The atmosphere he creates is tense and dramatic, which suits some players who go on to become his brothers-in-arms, but within the context of a football club, it invariably ends with a major fallout.
This was epitomized by his final season at Chelsea when he publicly called out his best players like Eden Hazard and led the club to one of its lowest finishes in the modern era.
Mourinho's mind games serve a purpose, at least in his head. It began this week with him talking about the 'wind factor' and how the City players have the advantage - directly addressing a perceived diving problem he saw with his rival's players.
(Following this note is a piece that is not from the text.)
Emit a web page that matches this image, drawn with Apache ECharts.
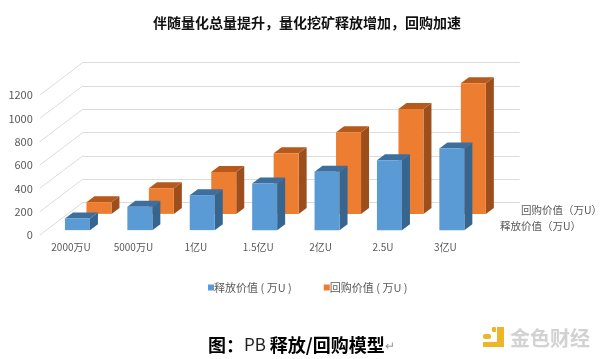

This tactic isn't a new one in Jose's playbook, with him having used the same during his time at Real Madrid. During the game, the camera showed Jose ironically laughing a number of times at decisions that 'went against his team.'
His brash antics culminated in a spat that led to a farcical brawl between staff and players of the two teams, and finally with him using classic deflecting comments in the post-match press conference.
Every single one of these acts is a Jose Mourinho special. He has this ability to kick up enough of a fuss to paper over his team's cracks and divide the fans.
It's different from the arrogance shown by Arsene Wenger with regard to his own club's fans. It is a calculated, well thought out game that he has perfected over the years.
But it's this game that has been the cause of his downfall, and it looks like it will go the same way.
People have often criticized Pep's teams for not having a plan B. The same criticism can be applied to directly to Mourinho. Pep's style is attacking, Mourinho's defending. But when his teams don't have the chance to counter, he has no idea how to get his teams to play.
It is in these situations he resorts to his touchline drama, which endears him to some frustrated and emotional fans but incenses others.
Manchester United fans will continue to be divided in their opinion of Jose because of his ability to deliver trophies and his savvy public relations. But the problem for the United faithful is that his 3rd-season syndrome is happening sooner than expected.
The respect that he has built up will probably keep the ship steady for now. He has enough credit in the bank to keep him in the job for a few years but if United are to achieve the level of greatness they crave, simply handing out huge sums of cash isn't going to be enough.
They will need a manager with a long-term vision for the club.